Start of Supplied data
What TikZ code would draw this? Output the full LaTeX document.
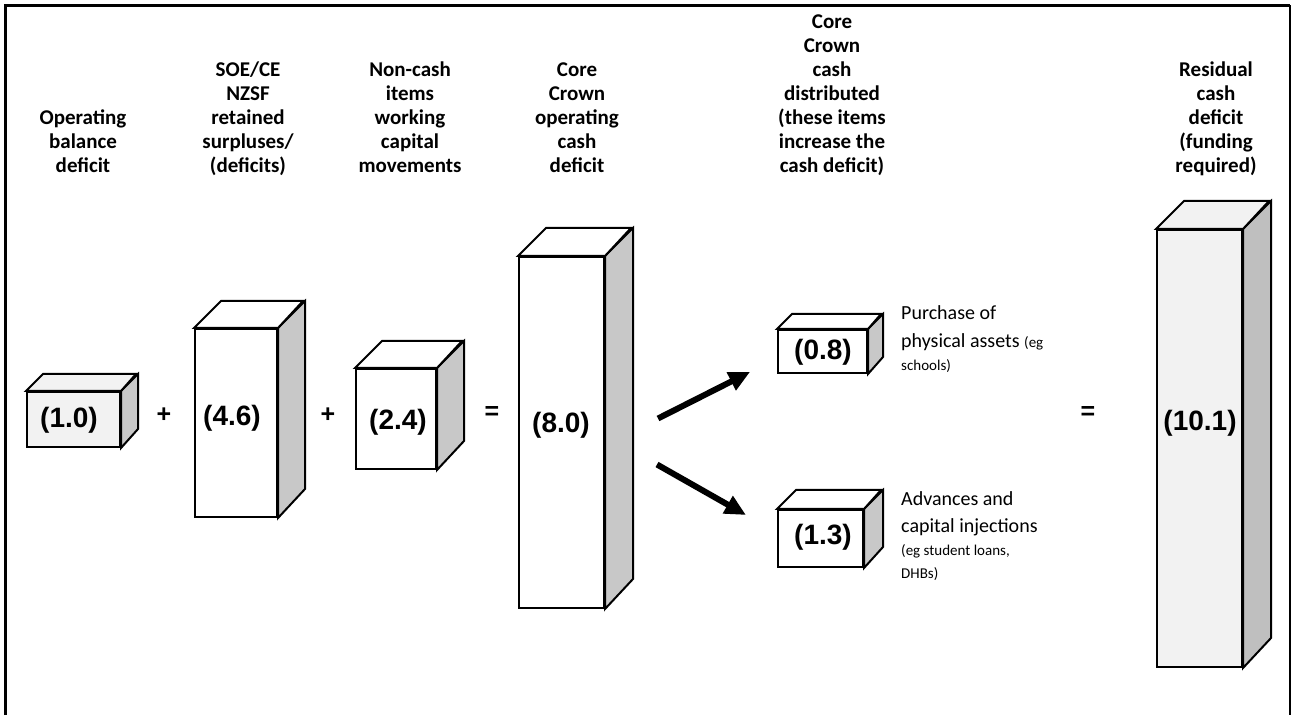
\documentclass[tikz,border=0pt]{standalone}
\usepackage{fontspec}
\setmainfont{Carlito}
\newfontfamily\numfont{Liberation Sans}
\usetikzlibrary{arrows.meta,calc}
\definecolor{sidegray}{HTML}{C8C8C8}
\definecolor{darkside}{HTML}{BFBFBF}
\definecolor{paleface}{HTML}{F2F2F2}
\tikzset{
  front/.style={draw,line width=2pt,inner sep=0pt,fill=white},
  sideface/.style={draw,line width=2pt,fill=sidegray},
  topface/.style={draw,line width=2pt,fill=white},
  num/.style={font=\numfont\bfseries\fontsize{28}{32}\selectfont,inner sep=0pt},
  sign/.style={font=\numfont\bfseries\fontsize{25}{28}\selectfont,inner sep=0pt},
  head/.style={font=\bfseries\fontsize{21}{24}\selectfont,align=center,anchor=south,inner sep=0pt},
  note/.style={font=\fontsize{20}{28}\selectfont,align=left,anchor=north west,inner sep=0pt},
  flow/.style={line width=6pt,-{Triangle[length=21pt,width=19pt]}}
}
\begin{document}
\begin{tikzpicture}[x=1pt,y=1pt]
				\useasboundingbox (0,0) rectangle (1292,715);
				\draw[line width=2.5pt] (5.5,0) -- (5.5,709.5) -- (1290,709.5);
				\draw[line width=1.2pt] (1290,709.5) -- (1290,0);
				% column headings
				\node[head] (h1) at (83,535) {Operating\\balance\\deficit\strut};
				\node[head] (h2) at (248,535) {SOE/CE\\NZSF\\retained\\surpluses/\\(deficits)\strut};
				\node[head] (h3) at (410,535) {Non-cash\\items\\working\\capital\\movements\strut};
				\node[head] (h4) at (577,535) {Core\\Crown\\operating\\cash\\deficit\strut};
				\node[head] (h5) at (832,535) {Core\\Crown\\cash\\distributed\\(these items\\increase the\\cash deficit)\strut};
				\node[head] (h6) at (1216,535) {Residual\\cash\\deficit\\(funding\\required)\strut};
				% boxes
				\node[front,fill=paleface,minimum width=93,minimum height=55] (b10) at (73.5,295.5) {};
				\draw[sideface] (b10.north east) -- ++(17,17) -- ++(0,-55) -- (b10.south east) -- cycle;
				\draw[topface,fill=paleface] (b10.north west) -- ++(17,17) -- ++(93,0) -- (b10.north east) -- cycle;
				\node[front,minimum width=82,minimum height=188] (b46) at (236,292) {};
				\draw[sideface] (b46.north east) -- ++(27,27) -- ++(0,-188) -- (b46.south east) -- cycle;
				\draw[topface] (b46.north west) -- ++(27,27) -- ++(82,0) -- (b46.north east) -- cycle;
				\node[front,minimum width=80,minimum height=100] (b24) at (396,296) {};
				\draw[sideface] (b24.north east) -- ++(27,27) -- ++(0,-100) -- (b24.south east) -- cycle;
				\draw[topface] (b24.north west) -- ++(27,27) -- ++(80,0) -- (b24.north east) -- cycle;
				\node[front,minimum width=85,minimum height=351] (b80) at (561.5,282.5) {};
				\draw[sideface] (b80.north east) -- ++(28,28) -- ++(0,-351) -- (b80.south east) -- cycle;
				\draw[topface] (b80.north west) -- ++(28,28) -- ++(85,0) -- (b80.north east) -- cycle;
				\node[front,minimum width=89,minimum height=43] (b08) at (822.5,363.5) {};
				\draw[sideface] (b08.north east) -- ++(15,15) -- ++(0,-43) -- (b08.south east) -- cycle;
				\draw[topface] (b08.north west) -- ++(15,15) -- ++(89,0) -- (b08.north east) -- cycle;
				\node[front,minimum width=85,minimum height=57] (b13) at (820.5,176.5) {};
				\draw[sideface] (b13.north east) -- ++(19,19) -- ++(0,-57) -- (b13.south east) -- cycle;
				\draw[topface] (b13.north west) -- ++(19,19) -- ++(85,0) -- (b13.north east) -- cycle;
				\node[front,fill=paleface,minimum width=85,minimum height=437] (b101) at (1199.5,266.5) {};
				\draw[sideface,fill=darkside] (b101.north east) -- ++(28,28) -- ++(0,-437) -- (b101.south east) -- cycle;
				\draw[topface,fill=paleface] (b101.north west) -- ++(28,28) -- ++(85,0) -- (b101.north east) -- cycle;
				% values
				\node[num] (v10) at (69,295) {(1.0)};
				\node[num] (v46) at (232,297) {(4.6)};
				\node[num] (v24) at (398,293) {(2.4)};
				\node[num] (v80) at (561,290) {(8.0)};
				\node[num] (v08) at (823,363) {(0.8)};
				\node[num] (v13) at (823,178) {(1.3)};
				\node[num] (v101) at (1200,292) {(10.1)};
				% signs
				\node[sign] (s1) at (164,300) {+};
				\node[sign] (s2) at (328,300) {+};
				\node[sign] (s3) at (492,302) {=};
				\node[sign] (s4) at (1088,302) {=};
				% notes
				\node[note] (n08) at (901,415.6) {\strut Purchase of\\physical assets {\fontsize{15}{28}\selectfont(eg}\\[-5pt]{\fontsize{15}{28}\selectfont schools)}};
				\node[note,font=\fontsize{20}{27}\selectfont] (n13) at (901,228.9) {\strut Advances and\\capital injections\\[-4pt]{\fontsize{15}{27}\selectfont(eg student loans,}\\[-4pt]{\fontsize{15}{27}\selectfont DHBs)}};
				% arrows
				\draw[flow] ($(b80.east)+(53,14)$) -- ($(b08.south west)+(-27,2)$);
				\draw[flow] ($(b80.east)+(52,-32)$) -- ($(b13.north west)+(-31,-6)$);
\end{tikzpicture}
\end{document}
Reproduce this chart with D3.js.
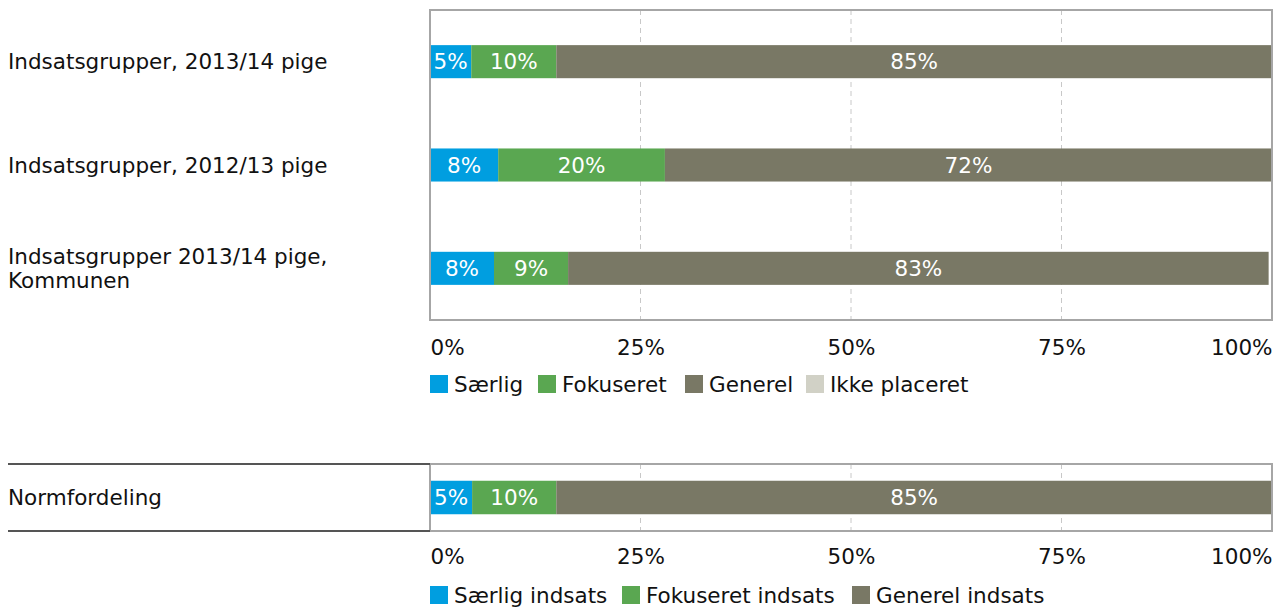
<!DOCTYPE html>
<html>
<head>
<meta charset="utf-8">
<script src="https://cdn.jsdelivr.net/npm/d3@7"></script>
<style>
  body { margin: 0; background: #fff; }
  svg text { font-family: "DejaVu Sans", Verdana, sans-serif; }
</style>
</head>
<body>
<div class="chart"></div>
<script>
// Data
var groups = ['Indsatsgrupper, 2013/14 pige', 'Indsatsgrupper, 2012/13 pige', 'Indsatsgrupper 2013/14 pige,|Kommunen'];
var saerlig = [4.9, 8.1, 7.6];
var fokuseret = [10.1, 19.8, 8.8];
var generel = [85, 72.1, 83.2];
var ikkePlaceret = [0, 0, 0];
var topLegend = ['Særlig', 'Fokuseret', 'Generel', 'Ikke placeret'];

var normGroups = ['Normfordeling'];
var normSaerlig = [5];
var normFokuseret = [10];
var normGenerel = [85];
var normLegend = ['Særlig indsats', 'Fokuseret indsats', 'Generel indsats'];

var ticks = [0, 25, 50, 75, 100];
var colors = ['#009ee0', '#5aa751', '#797865', '#d1d1c6'];
var fontSize = '21.5px';

var width = 1274, height = 608;
var plotLeft = 430, plotRight = 1272;

var svg = d3.select('.chart').append('svg')
            .attr('width', width)
            .attr('height', height);

var xScale = d3.scaleLinear()
               .domain([0, 100])
               .range([plotLeft, plotRight]);

function drawPanel(opts) {
  var keys = opts.series.map(function(s, i) { return 'k' + i; });
  var rows = opts.groups.map(function(g, i) {
    var r = { name: g };
    opts.series.forEach(function(s, j) { r['k' + j] = s[i]; });
    return r;
  });
  var stacked = d3.stack().keys(keys)(rows);

  var yScale = d3.scaleBand()
                 .domain(opts.groups)
                 .range([opts.top, opts.bottom])
                 .paddingInner(opts.padding)
                 .paddingOuter(opts.padding / 2);

  var g = svg.append('g');

  // gridlines
  g.selectAll('line.grid')
   .data(ticks.slice(1, -1))
   .enter()
   .append('line')
   .attr('x1', function(d) { return xScale(d); })
   .attr('x2', function(d) { return xScale(d); })
   .attr('y1', opts.top)
   .attr('y2', opts.bottom)
   .style('stroke', '#c8c8c8')
   .style('stroke-width', 1)
   .style('stroke-dasharray', '5,4');

  // bars
  var layer = g.selectAll('g.layer')
               .data(stacked)
               .enter()
               .append('g')
               .style('fill', function(d, i) { return colors[i]; });

  layer.selectAll('rect')
       .data(function(d) { return d; })
       .enter()
       .append('rect')
       .attr('x', function(d) { return xScale(d[0]); })
       .attr('width', function(d) { return xScale(d[1]) - xScale(d[0]); })
       .attr('y', function(d) { return yScale(d.data.name); })
       .attr('height', yScale.bandwidth());

  layer.selectAll('text')
       .data(function(d) { return d.filter(function(p) { return p[1] - p[0] >= 1; }); })
       .enter()
       .append('text')
       .attr('x', function(d) { return (xScale(d[0]) + xScale(d[1])) / 2; })
       .attr('y', function(d) { return yScale(d.data.name) + yScale.bandwidth() / 2; })
       .attr('dy', '0.36em')
       .style('text-anchor', 'middle')
       .style('fill', '#fff')
       .style('font-size', fontSize)
       .text(function(d) { return Math.round(d[1] - d[0]) + '%'; });

  // frame
  g.append('rect')
   .attr('x', plotLeft)
   .attr('y', opts.top)
   .attr('width', plotRight - plotLeft)
   .attr('height', opts.bottom - opts.top)
   .style('fill', 'none')
   .style('stroke', '#a6a6a6')
   .style('stroke-width', 2);

  // category labels
  var labels = g.selectAll('text.cat')
                .data(opts.groups)
                .enter()
                .append('text')
                .attr('x', 8)
                .attr('y', function(d) { return yScale(d) + yScale.bandwidth() / 2; })
                .style('font-size', fontSize)
                .style('fill', '#111');
  labels.each(function(d) {
    var parts = d.split('|');
    var t = d3.select(this);
    parts.forEach(function(p, i) {
      t.append('tspan')
       .attr('x', 8)
       .attr('dy', i === 0 ? (0.36 - (parts.length - 1) * 0.55) + 'em' : '1.1em')
       .text(p);
    });
  });

  // x axis
  var xAxis = d3.axisBottom(xScale)
                .tickValues(ticks)
                .tickSize(0)
                .tickPadding(0)
                .tickFormat(function(d) { return d + '%'; });
  var ax = g.append('g')
            .attr('transform', 'translate(0,' + opts.axisY + ')')
            .call(xAxis);
  ax.select('.domain').remove();
  ax.selectAll('text')
    .attr('dy', 0)
    .attr('y', 0)
    .style('font-size', fontSize)
    .style('font-family', '"DejaVu Sans", Verdana, sans-serif')
    .style('fill', '#111')
    .style('text-anchor', function(d, i) { return i === 0 ? 'start' : (i === ticks.length - 1 ? 'end' : 'middle'); });

  // legend
  var lg = g.selectAll('g.legend')
            .data(opts.legend)
            .enter()
            .append('g')
            .attr('transform', function(d, i) { return 'translate(' + opts.legendX[i] + ',' + opts.legendY + ')'; });
  lg.append('rect')
    .attr('x', 0)
    .attr('y', -9)
    .attr('width', 18)
    .attr('height', 18)
    .style('fill', function(d, i) { return colors[i]; });
  lg.append('text')
    .attr('x', 24)
    .attr('dy', '0.36em')
    .style('font-size', fontSize)
    .style('fill', '#111')
    .text(function(d) { return d; });

  return g;
}

drawPanel({
  groups: groups,
  series: [saerlig, fokuseret, generel, ikkePlaceret],
  top: 10, bottom: 320, padding: 0.68,
  axisY: 355,
  legend: topLegend,
  legendX: [430, 538, 685, 806],
  legendY: 384
});

var norm = drawPanel({
  groups: normGroups,
  series: [normSaerlig, normFokuseret, normGenerel],
  top: 464, bottom: 531, padding: 0.5,
  axisY: 564,
  legend: normLegend,
  legendX: [430, 622, 852],
  legendY: 595
});

// left rules of the norm table
norm.selectAll('line.rule')
    .data([464, 531])
    .enter()
    .append('line')
    .attr('x1', 8)
    .attr('x2', plotLeft)
    .attr('y1', function(d) { return d; })
    .attr('y2', function(d) { return d; })
    .style('stroke', '#555')
    .style('stroke-width', 2);
</script>
</body>
</html>
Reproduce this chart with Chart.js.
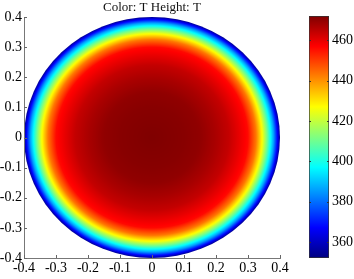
End of Supplied data
▶ _Written problem_
Pull out every line holding "chart" from the records above, and copy it.

▶ _Response to the task_
Reproduce this chart with D3.js.
<div class="chart"></div>
var svg = d3.select('.chart').append('svg')
Reproduce this chart with Chart.js.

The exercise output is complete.